RECORDS SUPPLIED:
______
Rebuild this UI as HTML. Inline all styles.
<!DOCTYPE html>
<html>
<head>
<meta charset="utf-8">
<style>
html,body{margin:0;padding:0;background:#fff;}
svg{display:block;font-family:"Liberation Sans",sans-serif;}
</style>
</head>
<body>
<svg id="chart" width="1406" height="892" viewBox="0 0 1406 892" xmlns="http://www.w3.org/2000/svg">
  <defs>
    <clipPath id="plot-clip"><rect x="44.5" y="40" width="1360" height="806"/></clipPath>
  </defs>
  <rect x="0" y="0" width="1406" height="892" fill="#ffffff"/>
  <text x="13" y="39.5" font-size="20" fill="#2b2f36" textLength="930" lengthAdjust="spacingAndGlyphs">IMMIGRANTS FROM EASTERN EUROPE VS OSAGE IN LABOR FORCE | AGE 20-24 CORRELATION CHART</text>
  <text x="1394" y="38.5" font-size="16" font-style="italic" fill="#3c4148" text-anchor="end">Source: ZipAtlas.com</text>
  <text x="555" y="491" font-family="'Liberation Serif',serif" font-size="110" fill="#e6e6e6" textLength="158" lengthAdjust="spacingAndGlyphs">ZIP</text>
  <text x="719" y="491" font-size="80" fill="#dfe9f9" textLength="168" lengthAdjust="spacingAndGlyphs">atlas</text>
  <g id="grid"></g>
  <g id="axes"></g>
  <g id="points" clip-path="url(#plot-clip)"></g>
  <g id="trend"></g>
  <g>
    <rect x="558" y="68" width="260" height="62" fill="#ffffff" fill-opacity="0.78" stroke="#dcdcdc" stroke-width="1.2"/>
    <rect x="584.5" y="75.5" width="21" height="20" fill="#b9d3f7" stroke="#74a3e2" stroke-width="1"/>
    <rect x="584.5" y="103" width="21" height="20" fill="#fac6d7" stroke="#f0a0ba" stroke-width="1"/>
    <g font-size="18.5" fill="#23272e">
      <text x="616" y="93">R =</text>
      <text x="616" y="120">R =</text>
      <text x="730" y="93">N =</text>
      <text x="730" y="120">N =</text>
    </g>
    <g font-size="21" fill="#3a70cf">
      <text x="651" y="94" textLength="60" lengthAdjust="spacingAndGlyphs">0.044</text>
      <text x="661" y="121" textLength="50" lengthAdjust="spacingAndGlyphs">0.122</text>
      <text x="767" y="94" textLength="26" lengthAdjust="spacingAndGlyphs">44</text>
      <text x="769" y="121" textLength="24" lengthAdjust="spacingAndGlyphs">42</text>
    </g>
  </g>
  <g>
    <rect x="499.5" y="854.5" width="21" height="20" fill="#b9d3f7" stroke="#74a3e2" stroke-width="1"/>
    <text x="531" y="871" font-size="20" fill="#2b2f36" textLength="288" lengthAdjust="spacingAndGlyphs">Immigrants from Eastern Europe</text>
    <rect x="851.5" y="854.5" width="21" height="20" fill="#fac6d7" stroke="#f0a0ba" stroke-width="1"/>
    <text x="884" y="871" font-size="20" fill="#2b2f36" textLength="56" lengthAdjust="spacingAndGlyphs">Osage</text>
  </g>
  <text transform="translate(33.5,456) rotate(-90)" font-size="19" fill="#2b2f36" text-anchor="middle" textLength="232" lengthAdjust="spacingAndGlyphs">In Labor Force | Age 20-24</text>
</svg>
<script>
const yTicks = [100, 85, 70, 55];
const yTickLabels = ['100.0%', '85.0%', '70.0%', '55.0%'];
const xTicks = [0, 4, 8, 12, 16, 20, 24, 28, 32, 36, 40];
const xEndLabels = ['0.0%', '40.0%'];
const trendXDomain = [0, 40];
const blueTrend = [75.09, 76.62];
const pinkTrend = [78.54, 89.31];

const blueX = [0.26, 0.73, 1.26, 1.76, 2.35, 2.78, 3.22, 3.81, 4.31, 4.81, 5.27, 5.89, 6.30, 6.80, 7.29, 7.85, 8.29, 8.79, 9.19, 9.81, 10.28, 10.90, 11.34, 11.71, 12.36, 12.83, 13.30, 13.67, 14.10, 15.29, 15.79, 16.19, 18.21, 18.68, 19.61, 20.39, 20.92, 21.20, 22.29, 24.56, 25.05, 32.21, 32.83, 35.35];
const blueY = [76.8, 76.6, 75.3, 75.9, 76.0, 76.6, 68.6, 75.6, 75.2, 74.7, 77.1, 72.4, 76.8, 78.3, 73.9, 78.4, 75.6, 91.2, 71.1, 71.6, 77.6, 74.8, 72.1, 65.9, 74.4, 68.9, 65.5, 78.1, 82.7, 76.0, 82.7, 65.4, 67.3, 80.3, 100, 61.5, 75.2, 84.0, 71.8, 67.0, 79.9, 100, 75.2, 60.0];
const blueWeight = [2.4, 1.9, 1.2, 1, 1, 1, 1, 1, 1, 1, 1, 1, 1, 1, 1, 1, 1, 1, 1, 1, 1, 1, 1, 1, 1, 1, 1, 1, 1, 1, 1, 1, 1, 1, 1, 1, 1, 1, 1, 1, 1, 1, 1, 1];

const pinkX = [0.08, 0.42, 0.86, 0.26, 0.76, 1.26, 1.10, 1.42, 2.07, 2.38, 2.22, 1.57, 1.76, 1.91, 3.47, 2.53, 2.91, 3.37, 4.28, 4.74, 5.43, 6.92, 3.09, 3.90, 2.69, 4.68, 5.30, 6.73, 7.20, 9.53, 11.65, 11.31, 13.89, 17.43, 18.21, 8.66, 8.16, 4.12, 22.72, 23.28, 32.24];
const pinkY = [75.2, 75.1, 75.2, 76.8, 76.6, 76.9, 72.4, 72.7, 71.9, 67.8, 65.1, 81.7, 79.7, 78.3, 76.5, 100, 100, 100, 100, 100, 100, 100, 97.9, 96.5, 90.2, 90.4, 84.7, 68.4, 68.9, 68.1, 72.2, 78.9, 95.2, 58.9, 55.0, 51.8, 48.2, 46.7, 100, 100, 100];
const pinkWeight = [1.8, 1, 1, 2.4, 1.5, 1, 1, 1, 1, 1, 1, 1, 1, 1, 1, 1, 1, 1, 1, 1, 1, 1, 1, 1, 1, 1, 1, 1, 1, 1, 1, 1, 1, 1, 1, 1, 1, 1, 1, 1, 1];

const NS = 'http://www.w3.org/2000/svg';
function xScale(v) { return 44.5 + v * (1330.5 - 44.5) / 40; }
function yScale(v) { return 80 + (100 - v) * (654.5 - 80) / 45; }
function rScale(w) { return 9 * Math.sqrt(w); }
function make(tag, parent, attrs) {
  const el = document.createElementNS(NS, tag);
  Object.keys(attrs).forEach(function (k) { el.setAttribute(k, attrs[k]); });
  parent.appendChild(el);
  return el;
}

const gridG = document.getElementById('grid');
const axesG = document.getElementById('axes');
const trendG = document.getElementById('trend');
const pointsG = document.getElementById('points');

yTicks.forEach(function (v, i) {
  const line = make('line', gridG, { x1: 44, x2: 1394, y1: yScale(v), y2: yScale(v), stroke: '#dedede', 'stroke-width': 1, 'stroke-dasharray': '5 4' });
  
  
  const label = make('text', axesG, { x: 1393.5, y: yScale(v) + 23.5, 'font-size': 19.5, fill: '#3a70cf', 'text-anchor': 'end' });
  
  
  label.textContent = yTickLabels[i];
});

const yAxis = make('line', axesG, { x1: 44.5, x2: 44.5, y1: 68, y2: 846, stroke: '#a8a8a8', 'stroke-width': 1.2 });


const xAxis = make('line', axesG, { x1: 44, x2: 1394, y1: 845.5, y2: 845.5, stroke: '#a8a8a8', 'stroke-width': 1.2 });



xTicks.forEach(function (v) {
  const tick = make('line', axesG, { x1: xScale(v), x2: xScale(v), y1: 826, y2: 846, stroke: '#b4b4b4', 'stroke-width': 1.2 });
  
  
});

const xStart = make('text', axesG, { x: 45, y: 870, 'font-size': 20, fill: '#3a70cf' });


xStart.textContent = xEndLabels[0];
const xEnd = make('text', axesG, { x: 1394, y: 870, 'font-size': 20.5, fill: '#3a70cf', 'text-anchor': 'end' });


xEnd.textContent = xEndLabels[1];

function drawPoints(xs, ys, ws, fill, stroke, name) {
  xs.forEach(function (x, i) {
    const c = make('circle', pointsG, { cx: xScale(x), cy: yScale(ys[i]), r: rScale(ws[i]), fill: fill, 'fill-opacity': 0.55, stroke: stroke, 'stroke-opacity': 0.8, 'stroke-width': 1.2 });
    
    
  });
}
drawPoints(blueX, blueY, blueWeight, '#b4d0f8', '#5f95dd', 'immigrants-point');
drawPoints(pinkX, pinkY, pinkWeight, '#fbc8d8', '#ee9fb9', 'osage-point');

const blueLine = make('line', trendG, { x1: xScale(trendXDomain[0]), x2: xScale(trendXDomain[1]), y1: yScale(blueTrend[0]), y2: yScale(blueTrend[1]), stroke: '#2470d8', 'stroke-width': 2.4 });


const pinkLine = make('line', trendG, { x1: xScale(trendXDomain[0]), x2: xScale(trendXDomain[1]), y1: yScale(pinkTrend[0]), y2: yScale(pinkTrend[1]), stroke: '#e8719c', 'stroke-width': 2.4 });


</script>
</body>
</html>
______
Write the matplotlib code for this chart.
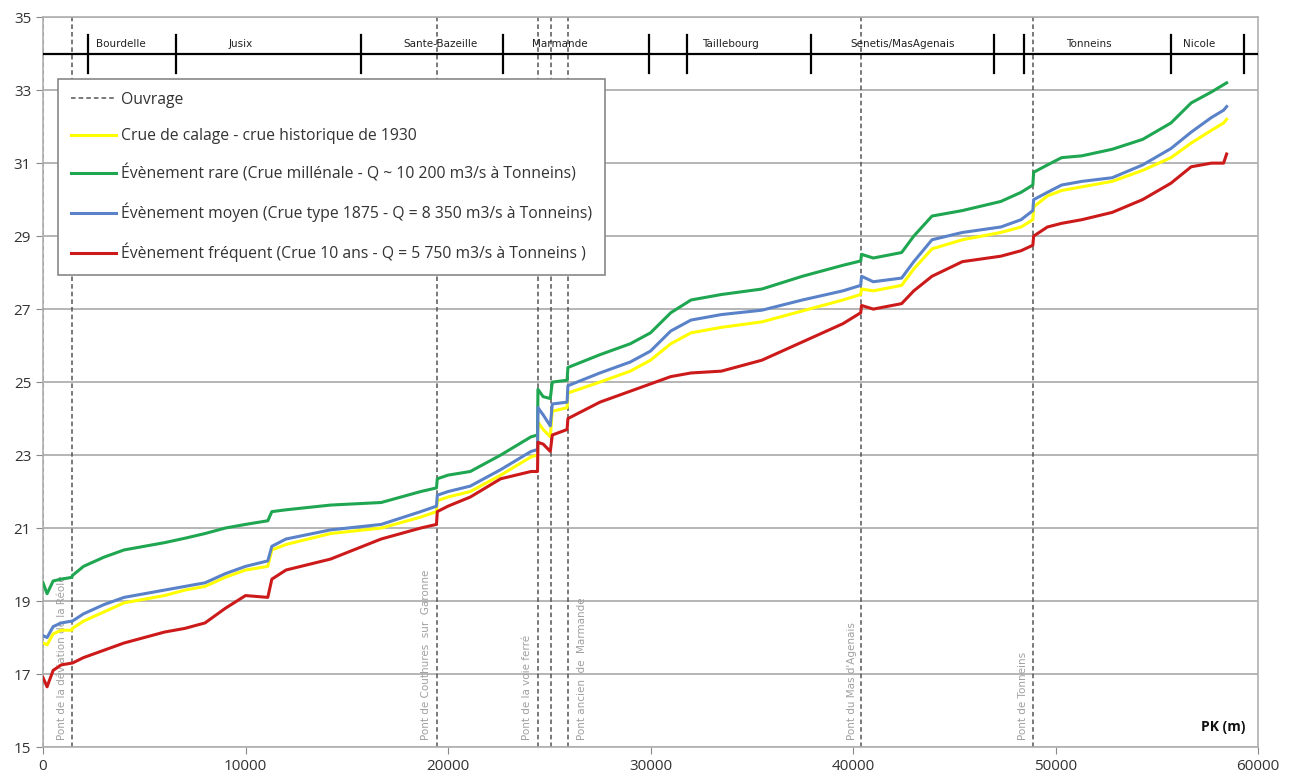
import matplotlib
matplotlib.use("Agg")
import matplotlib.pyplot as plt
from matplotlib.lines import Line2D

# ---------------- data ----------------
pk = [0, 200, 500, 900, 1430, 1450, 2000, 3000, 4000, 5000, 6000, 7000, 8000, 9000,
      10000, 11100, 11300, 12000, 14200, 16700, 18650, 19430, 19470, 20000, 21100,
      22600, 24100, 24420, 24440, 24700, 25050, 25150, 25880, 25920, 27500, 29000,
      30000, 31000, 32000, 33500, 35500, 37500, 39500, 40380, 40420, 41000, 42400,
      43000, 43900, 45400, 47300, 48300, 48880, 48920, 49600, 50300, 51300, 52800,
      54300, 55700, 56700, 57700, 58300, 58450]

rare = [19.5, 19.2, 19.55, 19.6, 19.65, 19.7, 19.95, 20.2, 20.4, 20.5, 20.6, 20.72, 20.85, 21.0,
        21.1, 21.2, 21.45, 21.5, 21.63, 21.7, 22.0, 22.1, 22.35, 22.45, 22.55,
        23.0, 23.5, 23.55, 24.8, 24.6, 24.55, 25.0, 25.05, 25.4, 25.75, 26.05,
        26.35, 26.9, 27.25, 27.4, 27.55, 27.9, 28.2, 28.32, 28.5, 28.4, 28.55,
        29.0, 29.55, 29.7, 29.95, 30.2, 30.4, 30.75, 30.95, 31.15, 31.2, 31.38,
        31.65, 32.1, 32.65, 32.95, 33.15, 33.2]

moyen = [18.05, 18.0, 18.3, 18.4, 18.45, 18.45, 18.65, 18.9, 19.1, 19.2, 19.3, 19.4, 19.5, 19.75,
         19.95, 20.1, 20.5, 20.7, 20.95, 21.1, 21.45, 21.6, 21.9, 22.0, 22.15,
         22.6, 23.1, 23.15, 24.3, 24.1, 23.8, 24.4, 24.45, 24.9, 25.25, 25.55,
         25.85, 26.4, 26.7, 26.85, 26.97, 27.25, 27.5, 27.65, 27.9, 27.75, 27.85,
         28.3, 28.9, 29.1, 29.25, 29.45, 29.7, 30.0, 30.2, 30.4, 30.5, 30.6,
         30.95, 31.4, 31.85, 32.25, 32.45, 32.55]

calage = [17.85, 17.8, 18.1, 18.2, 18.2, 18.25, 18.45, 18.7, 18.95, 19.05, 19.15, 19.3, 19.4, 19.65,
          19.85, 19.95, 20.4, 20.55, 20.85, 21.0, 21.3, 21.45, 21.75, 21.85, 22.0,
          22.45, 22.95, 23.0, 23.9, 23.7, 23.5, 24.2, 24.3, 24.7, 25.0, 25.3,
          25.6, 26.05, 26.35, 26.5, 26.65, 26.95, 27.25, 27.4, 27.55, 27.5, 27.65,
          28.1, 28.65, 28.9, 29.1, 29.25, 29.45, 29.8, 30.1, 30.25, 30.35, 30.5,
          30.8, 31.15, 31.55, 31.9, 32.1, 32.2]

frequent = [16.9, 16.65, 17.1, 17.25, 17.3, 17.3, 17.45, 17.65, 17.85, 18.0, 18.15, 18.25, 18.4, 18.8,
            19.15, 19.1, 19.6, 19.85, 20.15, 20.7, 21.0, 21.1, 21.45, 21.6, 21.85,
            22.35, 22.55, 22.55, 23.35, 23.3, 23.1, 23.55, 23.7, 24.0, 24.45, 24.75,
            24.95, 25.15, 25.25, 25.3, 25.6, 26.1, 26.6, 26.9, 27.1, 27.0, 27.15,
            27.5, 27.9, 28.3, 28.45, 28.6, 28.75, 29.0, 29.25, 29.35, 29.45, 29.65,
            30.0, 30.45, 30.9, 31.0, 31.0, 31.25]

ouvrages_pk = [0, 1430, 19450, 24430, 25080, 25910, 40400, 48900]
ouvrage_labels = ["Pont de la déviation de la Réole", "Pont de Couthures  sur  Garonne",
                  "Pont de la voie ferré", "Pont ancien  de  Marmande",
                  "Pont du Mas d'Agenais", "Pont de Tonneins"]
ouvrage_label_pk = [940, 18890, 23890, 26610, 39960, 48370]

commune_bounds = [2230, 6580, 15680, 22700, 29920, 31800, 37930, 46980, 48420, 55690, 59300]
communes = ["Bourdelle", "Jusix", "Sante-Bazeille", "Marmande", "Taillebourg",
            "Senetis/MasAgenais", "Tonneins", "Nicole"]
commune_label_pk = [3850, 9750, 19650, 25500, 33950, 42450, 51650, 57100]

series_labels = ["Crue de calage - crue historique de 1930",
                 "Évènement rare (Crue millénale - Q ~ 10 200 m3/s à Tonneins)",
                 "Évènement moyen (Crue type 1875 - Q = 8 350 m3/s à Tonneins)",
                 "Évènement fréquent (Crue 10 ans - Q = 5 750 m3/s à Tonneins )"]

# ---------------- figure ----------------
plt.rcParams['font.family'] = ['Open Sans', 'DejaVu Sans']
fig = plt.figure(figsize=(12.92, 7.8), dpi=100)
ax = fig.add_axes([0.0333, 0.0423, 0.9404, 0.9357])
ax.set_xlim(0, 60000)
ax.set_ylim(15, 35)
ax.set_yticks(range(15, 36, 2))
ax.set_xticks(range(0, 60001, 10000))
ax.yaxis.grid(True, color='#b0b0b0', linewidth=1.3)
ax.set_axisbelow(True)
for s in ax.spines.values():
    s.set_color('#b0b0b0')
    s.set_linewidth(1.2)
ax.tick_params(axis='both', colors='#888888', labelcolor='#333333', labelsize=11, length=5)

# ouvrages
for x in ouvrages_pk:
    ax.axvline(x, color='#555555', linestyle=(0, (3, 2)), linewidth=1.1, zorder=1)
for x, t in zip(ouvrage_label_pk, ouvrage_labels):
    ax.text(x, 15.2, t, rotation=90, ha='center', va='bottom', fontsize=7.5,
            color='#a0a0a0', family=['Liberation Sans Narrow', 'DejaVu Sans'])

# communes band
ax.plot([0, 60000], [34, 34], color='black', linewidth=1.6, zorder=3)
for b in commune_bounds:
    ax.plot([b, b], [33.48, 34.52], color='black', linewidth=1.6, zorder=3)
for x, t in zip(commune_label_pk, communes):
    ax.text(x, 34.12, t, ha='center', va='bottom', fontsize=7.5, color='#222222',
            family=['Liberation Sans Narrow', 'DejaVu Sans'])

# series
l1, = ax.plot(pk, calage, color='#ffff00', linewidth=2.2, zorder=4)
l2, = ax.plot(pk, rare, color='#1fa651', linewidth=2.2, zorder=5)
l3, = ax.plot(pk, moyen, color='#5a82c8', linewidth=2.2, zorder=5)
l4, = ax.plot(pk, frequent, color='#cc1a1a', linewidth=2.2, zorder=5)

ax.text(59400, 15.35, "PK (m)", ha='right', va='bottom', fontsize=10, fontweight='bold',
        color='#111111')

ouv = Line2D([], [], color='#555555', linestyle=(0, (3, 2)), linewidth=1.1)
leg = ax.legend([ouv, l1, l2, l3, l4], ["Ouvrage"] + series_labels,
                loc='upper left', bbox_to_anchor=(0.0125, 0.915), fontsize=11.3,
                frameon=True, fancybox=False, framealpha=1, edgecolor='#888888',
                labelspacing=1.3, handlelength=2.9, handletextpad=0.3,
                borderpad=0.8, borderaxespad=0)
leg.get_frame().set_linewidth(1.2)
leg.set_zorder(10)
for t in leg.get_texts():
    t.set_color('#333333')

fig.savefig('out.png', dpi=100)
______
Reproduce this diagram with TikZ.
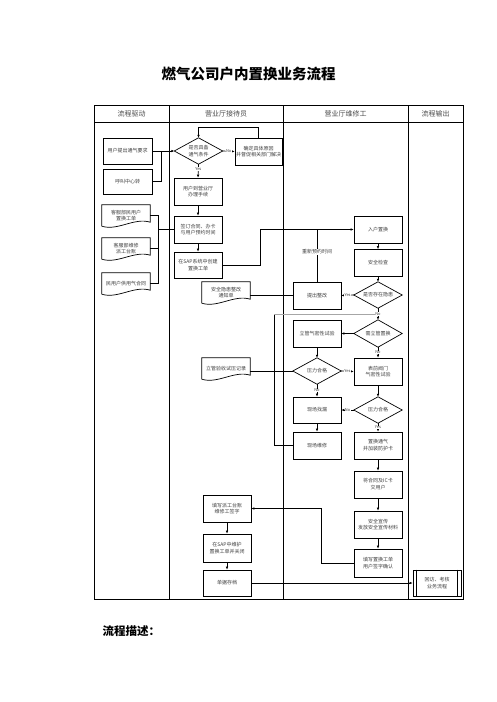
______
EXERCISE: Starting at the line that contains "Write the matplotlib code for this chart." and stopping after the line that contains "from matplotlib.lines import Line2D", copy every line exactly. Leave any pictures behind.

OUTPUT FOR THIS EXERCISE:
Write the matplotlib code for this chart.
import matplotlib
matplotlib.use("Agg")
import matplotlib.pyplot as plt
from matplotlib.lines import Line2D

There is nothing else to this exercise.